Reversing a Universal Motor
Universal motors run on both AC and DC and are found in many power tools, vacuum cleaners, and kitchen appliances. Because the field windings and armature are wired in series, simply reversing the supply leads does nothing. Both the field and armature currents reverse together, and the two reversals cancel out.
To actually reverse a universal motor, you need to change the connection between the brushes and the field coils. Each brush connects to one field coil. By swapping which brush connects to which coil (so each brush now feeds the field coil on the opposite side), you change the phase relationship between the field and rotor. That reverses the direction of rotation. This typically requires opening the motor housing and physically rerouting the internal wiring.
Many consumer appliances with universal motors aren’t designed to be reversed, and the brush holders or internal wiring may not make it easy. But on motors where you can access the brush-to-field connections, the swap is straightforward.
Safety Before You Start
Always disconnect power before touching any motor wiring. This sounds obvious, but it’s especially important with capacitor-start motors. Capacitors store energy even after the motor is unplugged, and touching the terminals can deliver a painful or dangerous shock. Before working on a motor with a capacitor, discharge it by shorting the terminals through a resistor. Never short them directly with a screwdriver, as the sudden discharge can damage the capacitor or arc dangerously.
On three-phase systems, lockout the disconnect and verify all three phases are dead before swapping leads. If you’re working with a VFD, keep in mind that the drive’s DC bus capacitors also hold a charge after power is removed.

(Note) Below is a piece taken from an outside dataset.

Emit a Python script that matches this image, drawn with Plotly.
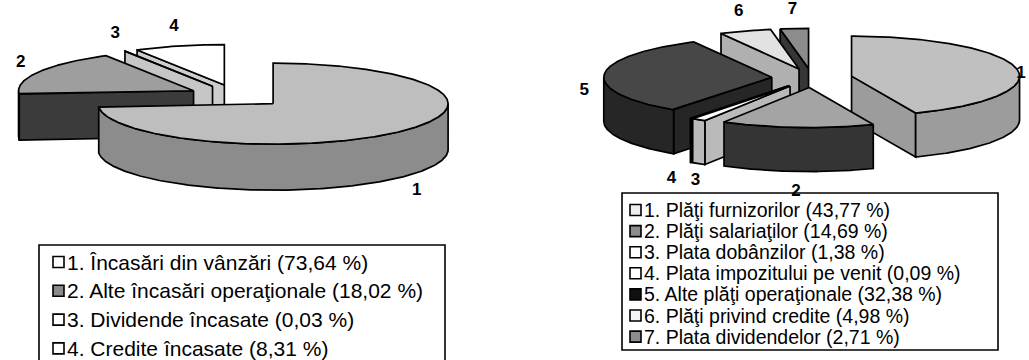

Most drives have a discharge circuit that bleeds this off within a few minutes, but check the manufacturer’s documentation for the safe wait time.
When reversing any motor that drives a mechanical load, think about what happens when the shaft suddenly spins the other way. Conveyor belts, pumps, fans, and gearboxes may not be designed for reverse operation. Some pump types can be damaged by running backward, and threaded shaft couplings can unscrew themselves. Verify that your equipment can handle reverse rotation before you flip the switch.